# Issues venting pressure pot



## RGABEL (May 23, 2021)

I just modified the Harbor Freight paint tank to a resin pressure pot.  In testing I am having an issue evacuating the pressure.  I open the ball valve, but no air escapes, I need to pull on the pressure relief valve to get it to depressurize.  Obviously not ideal.  It almost appears I am pulling a vacuum that is preventing either the valve or the regulator to release the pressure.  Any thoughts?    Below is how my piping is set-up (not my set-up but all the same components).

UPDATE:  Now it will not pressurize either.  Something with the regulator?


----------



## Monty (May 23, 2021)

My WAG is that it is the regulator. Don't know why you would need a regulator. Where you have the regulator, I just have a tee.


----------



## Kenny Durrant (May 23, 2021)

I don’t have regulators on my tanks. I have pressure gauges, pop off valves and a ball valve. I have a regulator on the end of my hose with a disconnect. The regulator regulates the pressure going in and I leave the air connected the whole time because of leaks too small to fuss with. I connect the hose to a ball valve that’s attached to the tank so I can fill the tank with air slowly. Then when time to demoed I close the valve and disconnect the hose. Then I’ll open the ball valve on the tank to bleed off the air then done.


----------



## MRDucks2 (May 23, 2021)

My guess would be that you have your regulator plumbed incorrectly.
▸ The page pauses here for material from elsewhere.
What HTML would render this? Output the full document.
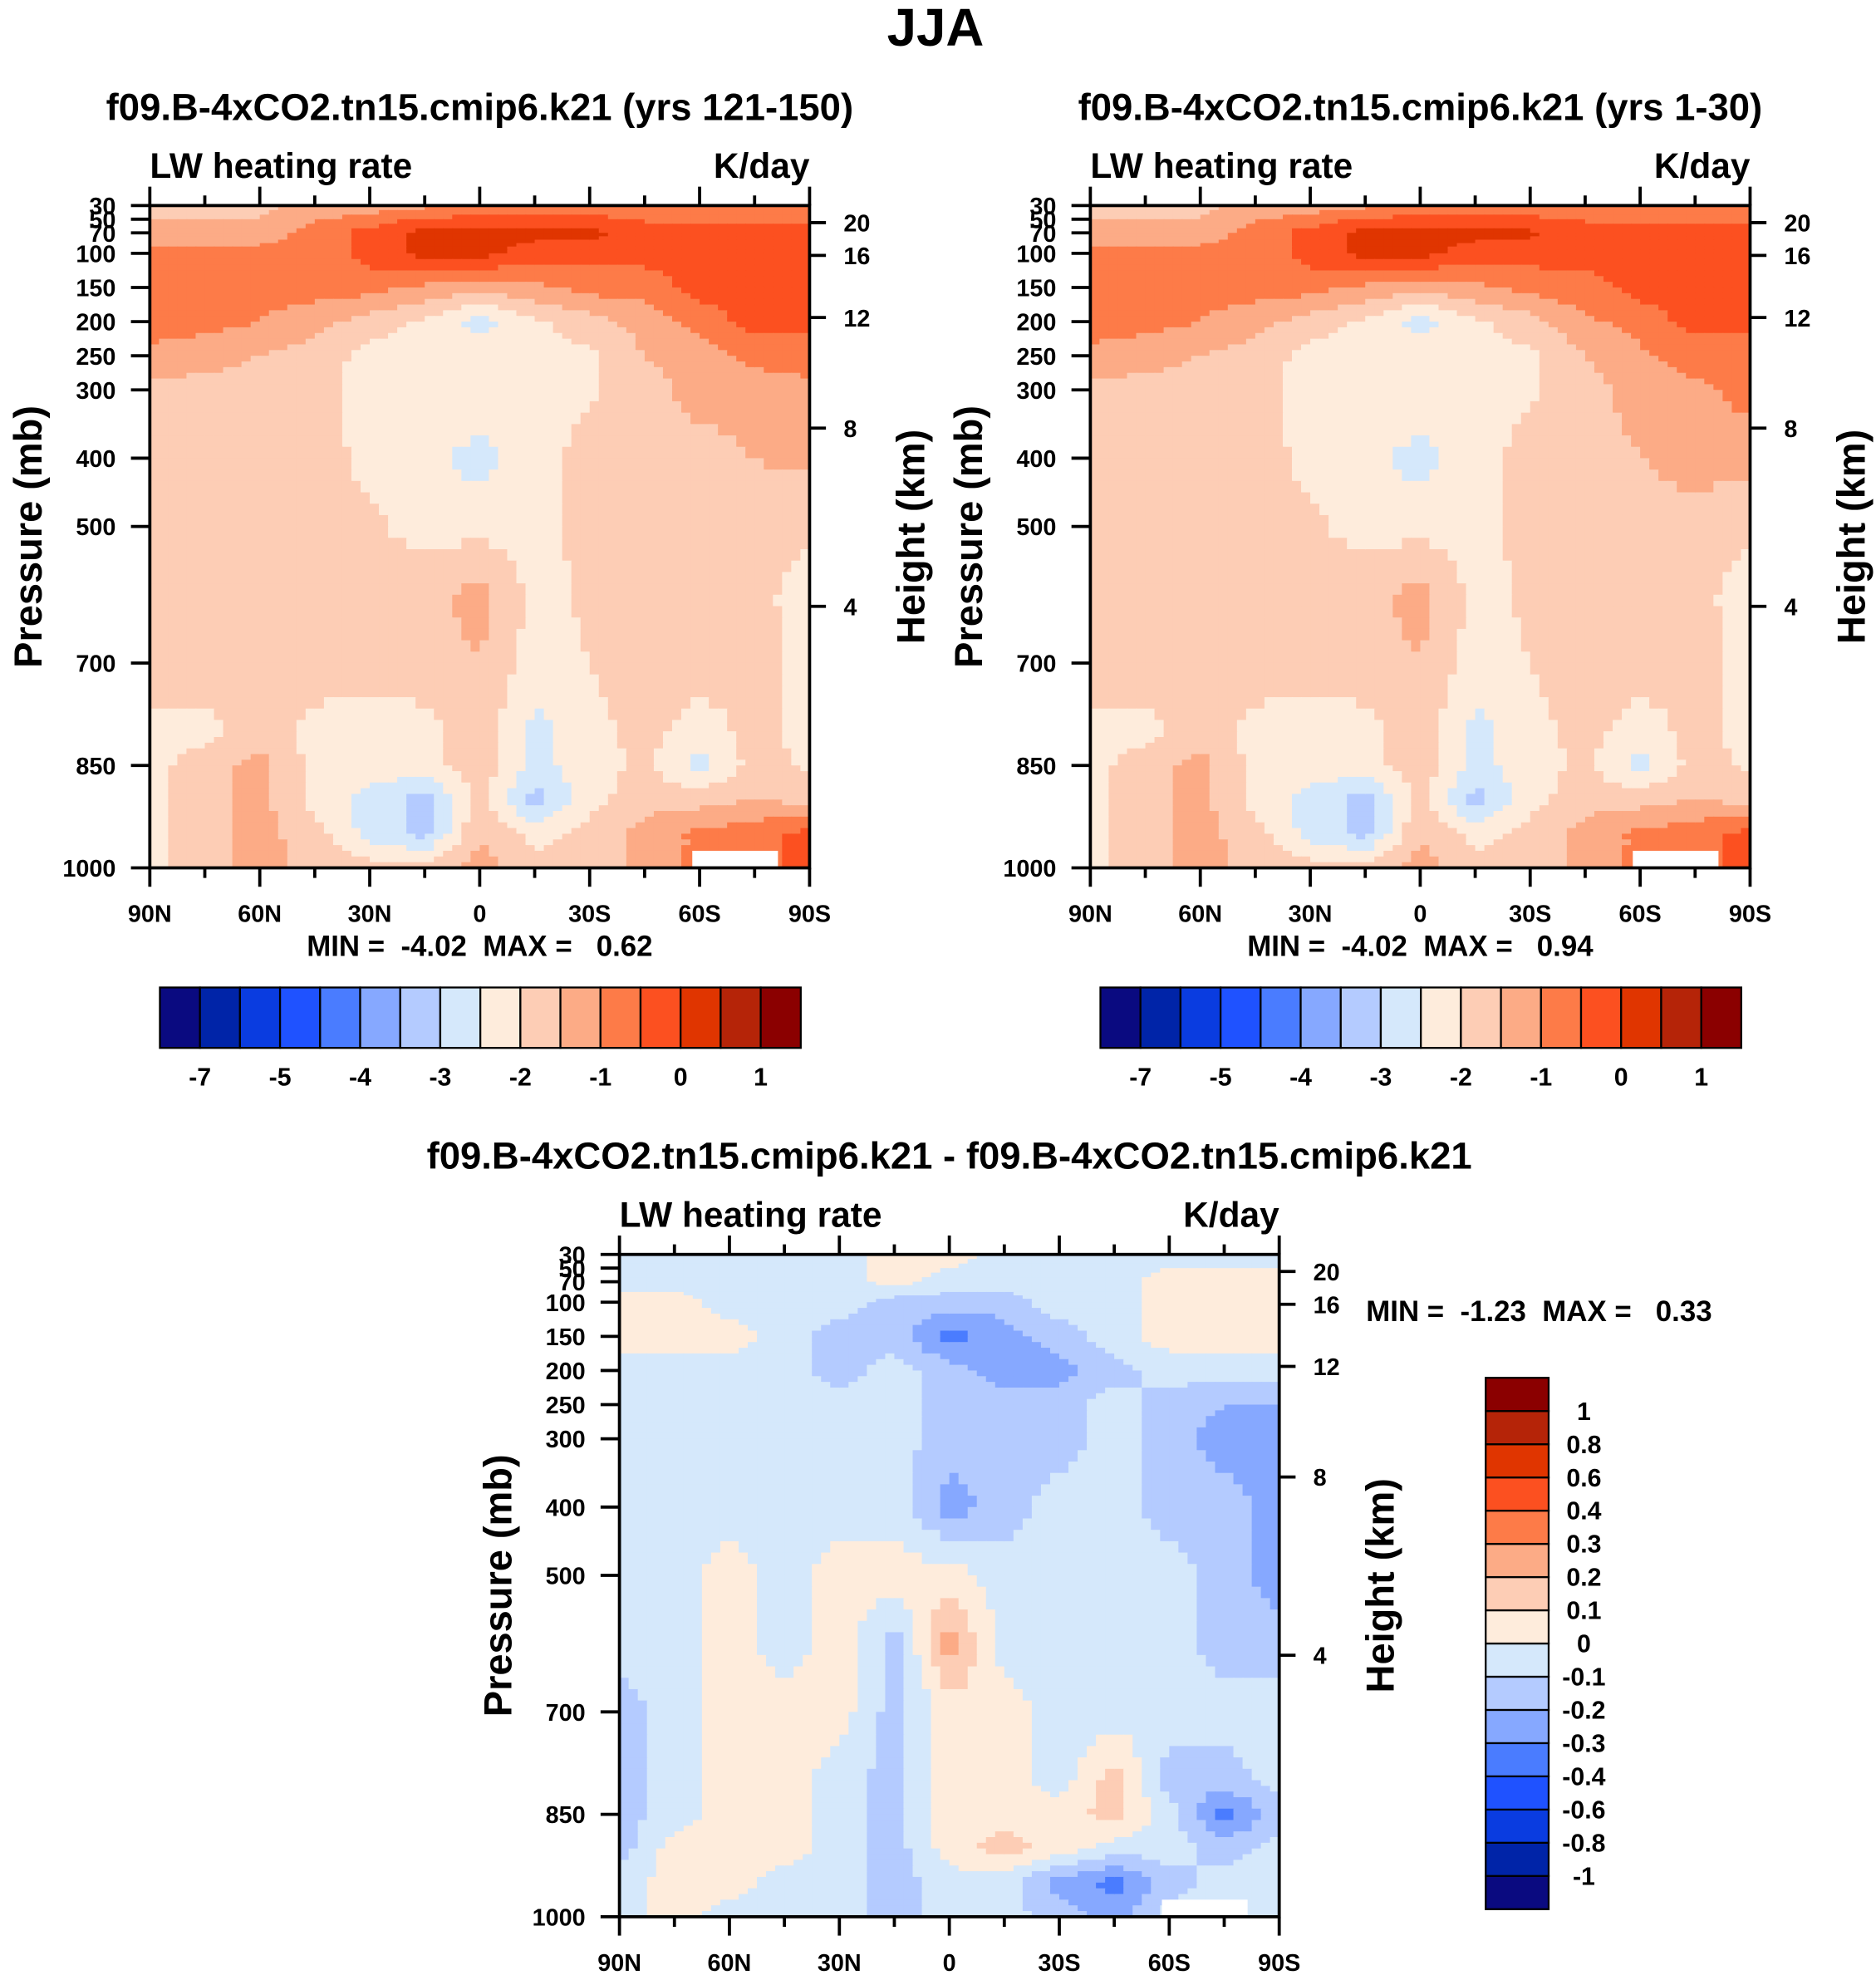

All of the ports may not be created equal.


----------



## RGABEL (May 23, 2021)

Thanks for the suggestions.  I did verify the plumbing on the regulator is correct.  I have a regulator in the pot as my compressor is set to about 120 PSI for the shop.  I do have another high quality regulator that I could use for the same purpose, just does not pipe in like the one that comes with the tank does.


----------



## Kenny Durrant (May 23, 2021)

I’m assuming the statement “The Regulator isn’t plumbed correctly” is that it’s in the wrong place. You shouldn’t bleed off pressure through the regulator. I apologize if that’s not a correct interpretation but it might be worth looking into.


----------



## RGABEL (May 23, 2021)

Well I got it to work.  Kenny, I am bleeding through the regulator as that is what seems to be the practice from all of the you tubers posting how to do this.  I learned that at the higher pressure I need to just crack open the valve to vent, once it gets to 20 PSI or so I can open to let it out quicker.  I think this is fine as there is no need to depressurize quickly.

Thanks all.


----------



## Curly (May 24, 2021)

Regulators are not designed to flow backwards so don't depressurize that way. You could damage it and have line pressure flowing into the pot. Boom!!!

If the capped side of the regulator has an arrow on it pointing away from the body then put a ball valve on it and drill the cap with a 1/16 bit or get a plug and do the same. You want to have regulator, ball valve and drilled cap/plug. The drilled cap will let the air bleed off slowly and safely when the ball valve is opened, depressurizing the pot.

If the capped side does not let air flow out that way pull the overpressure valve out and replace it with a T fitting. Put the overpressure valve back on one side of the T and the ball valve and drilled plug on the other. Then you can safely drain the pot.


----------



## MRDucks2 (May 24, 2021)

RGABEL said:


> Well I got it to work.  Kenny, I am bleeding through the regulator as that is what seems to be the practice from all of the you tubers posting how to do this.  I learned that at the higher pressure I need to just crack open the valve to vent, once it gets to 20 PSI or so I can open to let it out quicker.  I think this is fine as there is no need to depressurize quickly.
> 
> Thanks all.


Bleeding through the regulator directly, unless it has a port specifically design to do so, will ultimately damage it.


----------